* What the task asks
Leaving out every picture, quote the data below exactly as it appears.

------------------------------------------------------------

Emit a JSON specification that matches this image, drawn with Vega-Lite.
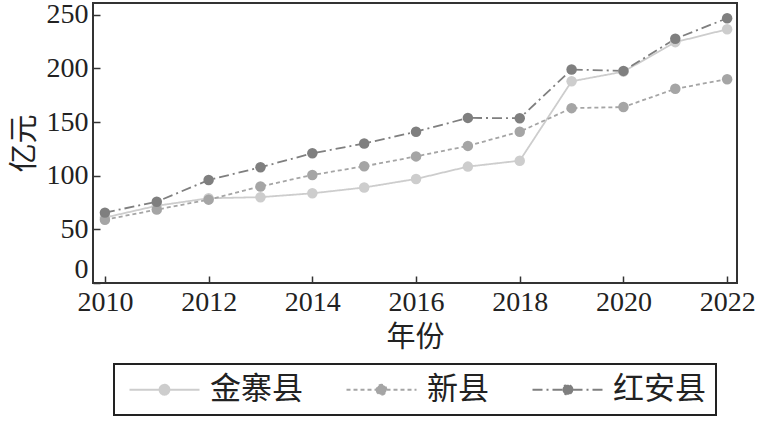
{
  "$schema": "https://vega.github.io/schema/vega-lite/v6.json",
  "autosize": "none",
  "width": 644,
  "height": 280,
  "padding": {"left": 93, "top": 3, "right": 21, "bottom": 142},
  "background": "white",
  "config": {
    "font": "Liberation Serif",
    "view": {"stroke": "#333333", "strokeWidth": 2},
    "axis": {"labelFont": "Liberation Serif", "titleFont": "Noto Sans CJK SC", "labelColor": "#222", "titleColor": "#222", "grid": false, "domain": false, "tickColor": "#333", "tickWidth": 1.5},
    "legend": {"layout": {"bottom": {"anchor": "middle"}}}
  },
  "data": {"values": [
    {"year": 2010, "county": "金寨县", "v": 61},
    {"year": 2011, "county": "金寨县", "v": 72},
    {"year": 2012, "county": "金寨县", "v": 79},
    {"year": 2013, "county": "金寨县", "v": 80},
    {"year": 2014, "county": "金寨县", "v": 83.6},
    {"year": 2015, "county": "金寨县", "v": 89},
    {"year": 2016, "county": "金寨县", "v": 97},
    {"year": 2017, "county": "金寨县", "v": 108.5},
    {"year": 2018, "county": "金寨县", "v": 114},
    {"year": 2019, "county": "金寨县", "v": 188},
    {"year": 2020, "county": "金寨县", "v": 197},
    {"year": 2021, "county": "金寨县", "v": 224.5},
    {"year": 2022, "county": "金寨县", "v": 236.5},
    {"year": 2010, "county": "新县", "v": 59},
    {"year": 2011, "county": "新县", "v": 68.4},
    {"year": 2012, "county": "新县", "v": 77.7},
    {"year": 2013, "county": "新县", "v": 90},
    {"year": 2014, "county": "新县", "v": 100.7},
    {"year": 2015, "county": "新县", "v": 108.8},
    {"year": 2016, "county": "新县", "v": 118},
    {"year": 2017, "county": "新县", "v": 127.8},
    {"year": 2018, "county": "新县", "v": 141},
    {"year": 2019, "county": "新县", "v": 163},
    {"year": 2020, "county": "新县", "v": 164},
    {"year": 2021, "county": "新县", "v": 181},
    {"year": 2022, "county": "新县", "v": 190},
    {"year": 2010, "county": "红安县", "v": 65.6},
    {"year": 2011, "county": "红安县", "v": 75.8},
    {"year": 2012, "county": "红安县", "v": 96},
    {"year": 2013, "county": "红安县", "v": 107.9},
    {"year": 2014, "county": "红安县", "v": 120.9},
    {"year": 2015, "county": "红安县", "v": 130},
    {"year": 2016, "county": "红安县", "v": 141},
    {"year": 2017, "county": "红安县", "v": 153.9},
    {"year": 2018, "county": "红安县", "v": 153.6},
    {"year": 2019, "county": "红安县", "v": 199},
    {"year": 2020, "county": "红安县", "v": 197.7},
    {"year": 2021, "county": "红安县", "v": 227.6},
    {"year": 2022, "county": "红安县", "v": 246.8}
  ]},
  "encoding": {
    "x": {"field": "year", "type": "quantitative",
      "scale": {"domain": [2009.77, 2022.19], "nice": false, "zero": false},
      "axis": {"values": [2010, 2012, 2014, 2016, 2018, 2020, 2022], "format": "d", "labelFontSize": 28, "tickSize": -7, "labelPadding": 12, "title": "年份", "titleFontSize": 29, "titlePadding": 7, "titleFontWeight": "normal"}},
    "y": {"field": "v", "type": "quantitative",
      "scale": {"domain": [0, 261], "nice": false},
      "axis": {"values": [0, 50, 100, 150, 200, 250], "labelFontSize": 28, "tickSize": -7, "labelPadding": 12, "labelFlush": true, "title": "亿元", "titleFontSize": 29, "titlePadding": 7, "titleFontWeight": "normal"}},
    "color": {"field": "county", "type": "nominal",
      "scale": {"domain": ["金寨县", "新县", "红安县"], "range": ["#cdcdcd", "#a5a5a5", "#7f7f7f"]},
      "legend": {"title": null, "orient": "bottom", "direction": "horizontal", "offset": 12,
        "labelFont": "Noto Sans CJK SC", "labelFontSize": 31, "labelColor": "#222",
        "strokeColor": "#222", "padding": 10,
        "symbolType": "M-1,0H2A0.5,0.5 0 1 1 3,0A0.5,0.5 0 1 1 2,0M3,0H6",
        "symbolSize": 400, "symbolStrokeWidth": 1.8, "columnPadding": 38, "labelOffset": 55,
        "encode": {"legend": {"update": {"strokeWidth": {"value": 2}}}}}},
    "strokeDash": {"field": "county", "type": "nominal",
      "scale": {"domain": ["金寨县", "新县", "红安县"], "range": [[1, 0], [4, 3], [10, 4, 2, 4]]},
      "legend": null}
  },
  "layer": [
    {"mark": {"type": "line", "strokeWidth": 1.8}},
    {"mark": {"type": "point", "filled": true, "opacity": 1, "size": 110}}
  ]
}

------------------------------------------------------------

* Task response
Emit a JSON specification that matches this image, drawn with Vega-Lite.
{
  "$schema": "https://vega.github.io/schema/vega-lite/v6.json",
  "autosize": "none",
  "width": 644,
  "height": 280,
  "padding": {"left": 93, "top": 3, "right": 21, "bottom": 142},
  "background": "white",
  "config": {
    "font": "Liberation Serif",
    "view": {"stroke": "#333333", "strokeWidth": 2},
    "axis": {"labelFont": "Liberation Serif", "titleFont": "Noto Sans CJK SC", "labelColor": "#222", "titleColor": "#222", "grid": false, "domain": false, "tickColor": "#333", "tickWidth": 1.5},
    "legend": {"layout": {"bottom": {"anchor": "middle"}}}
  },
  "data": {"values": [
    {"year": 2010, "county": "金寨县", "v": 61},
    {"year": 2011, "county": "金寨县", "v": 72},
    {"year": 2012, "county": "金寨县", "v": 79},
    {"year": 2013, "county": "金寨县", "v": 80},
    {"year": 2014, "county": "金寨县", "v": 83.6},
    {"year": 2015, "county": "金寨县", "v": 89},
    {"year": 2016, "county": "金寨县", "v": 97},
    {"year": 2017, "county": "金寨县", "v": 108.5},
    {"year": 2018, "county": "金寨县", "v": 114},
    {"year": 2019, "county": "金寨县", "v": 188},
    {"year": 2020, "county": "金寨县", "v": 197},
    {"year": 2021, "county": "金寨县", "v": 224.5},
    {"year": 2022, "county": "金寨县", "v": 236.5},
    {"year": 2010, "county": "新县", "v": 59},
    {"year": 2011, "county": "新县", "v": 68.4},
    {"year": 2012, "county": "新县", "v": 77.7},
    {"year": 2013, "county": "新县", "v": 90},
    {"year": 2014, "county": "新县", "v": 100.7},
    {"year": 2015, "county": "新县", "v": 108.8},
    {"year": 2016, "county": "新县", "v": 118},
    {"year": 2017, "county": "新县", "v": 127.8},
    {"year": 2018, "county": "新县", "v": 141},
    {"year": 2019, "county": "新县", "v": 163},
    {"year": 2020, "county": "新县", "v": 164},
    {"year": 2021, "county": "新县", "v": 181},
    {"year": 2022, "county": "新县", "v": 190},
    {"year": 2010, "county": "红安县", "v": 65.6},
    {"year": 2011, "county": "红安县", "v": 75.8},
    {"year": 2012, "county": "红安县", "v": 96},
    {"year": 2013, "county": "红安县", "v": 107.9},
    {"year": 2014, "county": "红安县", "v": 120.9},
    {"year": 2015, "county": "红安县", "v": 130},
    {"year": 2016, "county": "红安县", "v": 141},
    {"year": 2017, "county": "红安县", "v": 153.9},
    {"year": 2018, "county": "红安县", "v": 153.6},
    {"year": 2019, "county": "红安县", "v": 199},
    {"year": 2020, "county": "红安县", "v": 197.7},
    {"year": 2021, "county": "红安县", "v": 227.6},
    {"year": 2022, "county": "红安县", "v": 246.8}
  ]},
  "encoding": {
    "x": {"field": "year", "type": "quantitative",
      "scale": {"domain": [2009.77, 2022.19], "nice": false, "zero": false},
      "axis": {"values": [2010, 2012, 2014, 2016, 2018, 2020, 2022], "format": "d", "labelFontSize": 28, "tickSize": -7, "labelPadding": 12, "title": "年份", "titleFontSize": 29, "titlePadding": 7, "titleFontWeight": "normal"}},
    "y": {"field": "v", "type": "quantitative",
      "scale": {"domain": [0, 261], "nice": false},
      "axis": {"values": [0, 50, 100, 150, 200, 250], "labelFontSize": 28, "tickSize": -7, "labelPadding": 12, "labelFlush": true, "title": "亿元", "titleFontSize": 29, "titlePadding": 7, "titleFontWeight": "normal"}},
    "color": {"field": "county", "type": "nominal",
      "scale": {"domain": ["金寨县", "新县", "红安县"], "range": ["#cdcdcd", "#a5a5a5", "#7f7f7f"]},
      "legend": {"title": null, "orient": "bottom", "direction": "horizontal", "offset": 12,
        "labelFont": "Noto Sans CJK SC", "labelFontSize": 31, "labelColor": "#222",
        "strokeColor": "#222", "padding": 10,
        "symbolType": "M-1,0H2A0.5,0.5 0 1 1 3,0A0.5,0.5 0 1 1 2,0M3,0H6",
        "symbolSize": 400, "symbolStrokeWidth": 1.8, "columnPadding": 38, "labelOffset": 55,
        "encode": {"legend": {"update": {"strokeWidth": {"value": 2}}}}}},
    "strokeDash": {"field": "county", "type": "nominal",
      "scale": {"domain": ["金寨县", "新县", "红安县"], "range": [[1, 0], [4, 3], [10, 4, 2, 4]]},
      "legend": null}
  },
  "layer": [
    {"mark": {"type": "line", "strokeWidth": 1.8}},
    {"mark": {"type": "point", "filled": true, "opacity": 1, "size": 110}}
  ]
}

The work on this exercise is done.